Graphics courtesy of Australian Government Bureau of Meteorology, above, and BBC, below.
With heat comes the risk of bushfires, which have once again started to burn across the region, reminding us of the catastrophic fire season that was experienced last year - now known as ‘Black Summer’. In total an estimated area of between 18 and 24 million hectares burned - comparable in size to the area of Great Britain - with the loss of 34 lives, over 3,500 properties destroyed, and estimates ranging from one to three billion mammals, birds and reptiles killed.
This map depicts the state of fires in the region around Sydney on one of the worst days of the crisis, and was issued to the public through the New South Wales Rural Fire Service website to encourage evacuation from areas under immediate threat. The British Library imaging studios made a large format print from the file to be kept in the maps collection.
Potential fire spread prediction for Saturday 21 December 2019, NSW Rural Fire Service. BL Maps X.17367.
The area shown extends around 150 miles from north to south. In particular the map indicates the plight of towns along the Great Western Highway in the Blue Mountains, to the west of Sydney, which are caught between bushfires to the north and to the south.
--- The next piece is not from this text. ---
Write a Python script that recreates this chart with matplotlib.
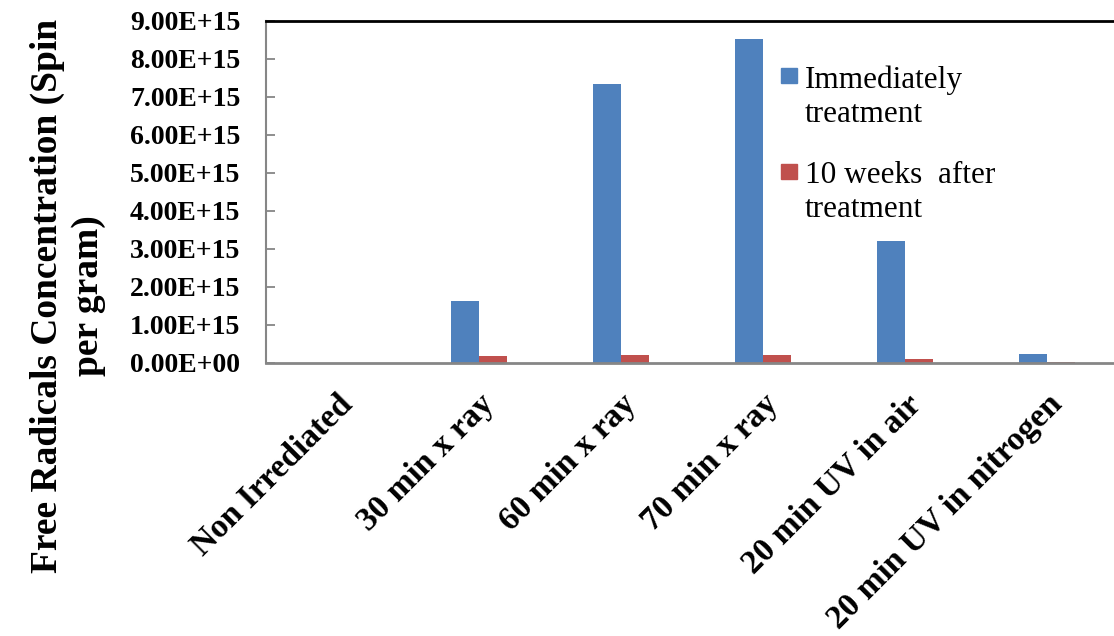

The prediction shows the highway being cut off by fire to the north-west of Katoomba, and the outskirts of Katoomba, Leura and Wentworth Falls falling under threat from ember attack, which forced large numbers of inhabitants to evacuate eastwards to Sydney.
Fortunately the worst did not come to pass, and over the following days back-burning operations – where controlled fires are started ahead of the oncoming blaze to deprive it of fuel – kept the fire fronts largely at bay. Some of these can be seen in irregular dark areas of burning to the north-east of Katoomba on a screenshot of the Rural Fire Service’s ‘Fires Near Me’ mobile site.
Screen shot of Fires Near Me mobile webpage, NSW Rural Fire Service, 25 December 2019.
It was not until torrential rains fell in early February that these fires were finally extinguished.
Debate continues around what caused the fires to be so extreme. By June of 2019 record high temperatures and longstanding conditions of drought had led experts to warn of an extended fire season to come, and many attribute these underlying conditions to climate change.
Others also point the finger to an alleged reduction in the use of fire management techniques learned from, and still practised by, Indigenous people. This map of Arnhem Land in northern Australia shows the results of a collaboration between scientists and Indigenous people, where the frequency of ‘hot fires’ has been reduced in areas deliberately burned during the previous cold season.
Macquarie Atlas of Indigenous Australia, Macquarie, 2005, fig.3.17. BL Maps 234.b.40.
Whichever factors led last year's fires to be so extreme, most agree that bushfires are an inevitable part of Australian life. An ambition harboured by many, perhaps, but that is yet to be achieved, is expressed by the author of a 1976 study, 'Bushfire: history, prevention, control' (BL HMNTS X.322/8372) - ‘Fire has been part of the Australian environment for a very long time. I hope that... this book conveys the sense that fire and man must live together, not in a master/servant relationship, but as co-habitants in a finely balanced environment.’
Only yesterday, the Secretary General of the United Nations, Antonio Guterres, declared, ‘Our planet is broken. Nature always strikes back and is doing so with gathering force and fury’. We can only hope that the fire season to come is not like the last.